Teaching History Through Interactive Theater


The Guild of St. George’s dedication to historical accuracy begins with an extensive research program.  The Guild of St. George is honored to be the caretaker of two significant libraries: the Living History Center Library, collected over many decades by Ron and Phyllis Patterson, and the Lumley Library, collected by Donna Moran.  Many individual members have amassed impressive libraries and some have become specialists in specific aspects of history.  In addition, the guild has established relationships with the curator of manuscripts at the Huntington Library and with historians at Hampton Court Palace in London.  These resources allow the Guild of St.
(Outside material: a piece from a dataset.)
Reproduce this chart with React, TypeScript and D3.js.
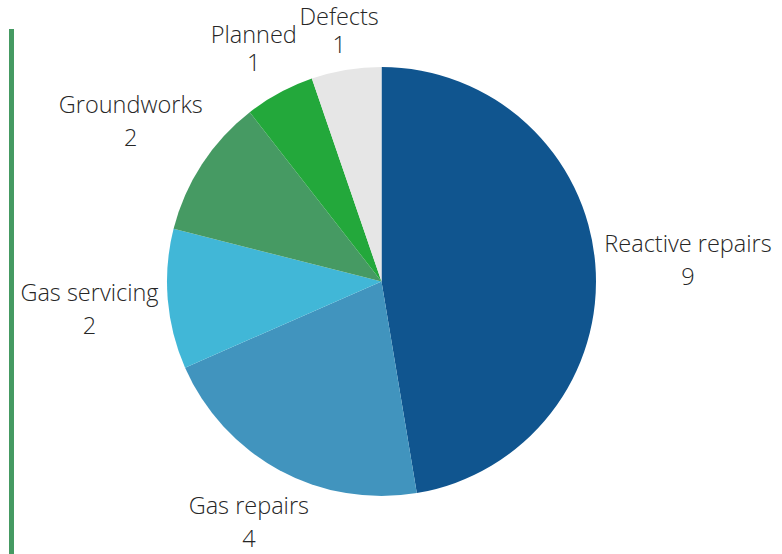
import React, { useEffect, useRef } from 'react';
import * as d3 from 'd3';

const categories = ['Reactive repairs', 'Gas repairs', 'Gas servicing', 'Groundworks', 'Planned', 'Defects'];
const counts = [9, 4, 2, 2, 1, 1];
const colors = ['#10558f', '#4194be', '#41b7d7', '#469a63', '#23a83b', '#e6e6e6'];

const width = 782;
const height = 554;

const App: React.FC = () => {
  const svgRef = useRef<SVGSVGElement | null>(null);

  useEffect(() => {
    const svg = d3.select(svgRef.current);
    svg.selectAll('*').remove();

    const cx = 381.5;
    const cy = 281.5;
    const radius = 214.5;
    const gap = 7;
    const labelShift = 3;

    // green rule on the left
    svg.append('line')
      .attr('x1', 11.5)
      .attr('x2', 11.5)
      .attr('y1', 29)
      .attr('y2', height)
      .attr('stroke', '#459a62')
      .attr('stroke-width', 5);

    const data = categories.map((c, i) => ({ name: c, value: counts[i], color: colors[i] }));

    const pie = d3.pie<typeof data[number]>()
      .sort(null)
      .value(d => d.value);

    const arc = d3.arc<d3.PieArcDatum<typeof data[number]>>()
      .innerRadius(0)
      .outerRadius(radius);

    const arcs = pie(data);

    const g = svg.append('g').attr('transform', `translate(${cx},${cy})`);

    g.selectAll('path')
      .data(arcs)
      .join('path')
      .attr('d', arc)
      .attr('fill', d => d.data.color);

    // labels: name + value, pushed out along the mid angle until the box clears the pie,
    // then kept inside the svg
    arcs.forEach(d => {
      const mid = (d.startAngle + d.endAngle) / 2;
      const ux = Math.sin(mid);
      const uy = -Math.cos(mid);

      const t = g.append('text')
        .attr('text-anchor', 'middle')
        .style('font-family', '"Open Sans", sans-serif')
        .style('font-weight', 300)
        .style('font-size', '23.5px')
        .style('fill', '#262626');

      // labels squeezed against the top edge get tighter lines
      const lineGap = uy < -0.8 ? 28 : 33;
      t.append('tspan').attr('x', 0).attr('y', 0).text(d.data.name);
      t.append('tspan').attr('x', 0).attr('dy', lineGap).text(String(d.data.value));

      const bb = (t.node() as SVGTextElement).getBBox();
      const dist = radius + gap + Math.abs(ux) * bb.width / 2 + Math.abs(uy) * bb.height / 2;
      const tx = ux * dist - (bb.x + bb.width / 2);
      let ty = uy * dist - (bb.y + bb.height / 2) + labelShift;
      ty = Math.max(ty, -cy - bb.y);
      ty = Math.min(ty, height - cy - (bb.y + bb.height));
      t.attr('transform', `translate(${tx},${ty})`);
    });
  }, []);

  return (
    <svg
      ref={svgRef}
      width={width}
      height={height}
      style={{ position: 'absolute', left: 0, top: 0, background: '#fff' }}
    />
  );
};

export default App;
George to identify and appropriate the details of history that animate and sustain our presentations.


One fundamental activity of the guild is an in-depth educational program available to anyone who is interested in a thorough understanding of the past.  This internal education program includes monthly lectures on some aspect of history, classes in historic dancing and singing, workshops and individual instruction on period clothing design and construction, and other classes and workshops.  These are offered for free or for a nominal materials charge to anyone who is interested in participating.  Included in the program are interactive theatrical events designed to further this education by allowing guild members to actually experience life in the past first-hand.  This includes history immersion events and time travel experiences, with or without an audience.  The scope and seriousness of this educational program is a hallmark of the Guild of St. George.


Whenever possible, the Guild of St. George establishes a specific time and place for our events.  This allows the guild to select characters, costumes, locations, and items of conversation, either scripted or improvised, based on historic reality.  It also creates an internally consistent representation of the past that promotes our audience’s suspension of disbelief.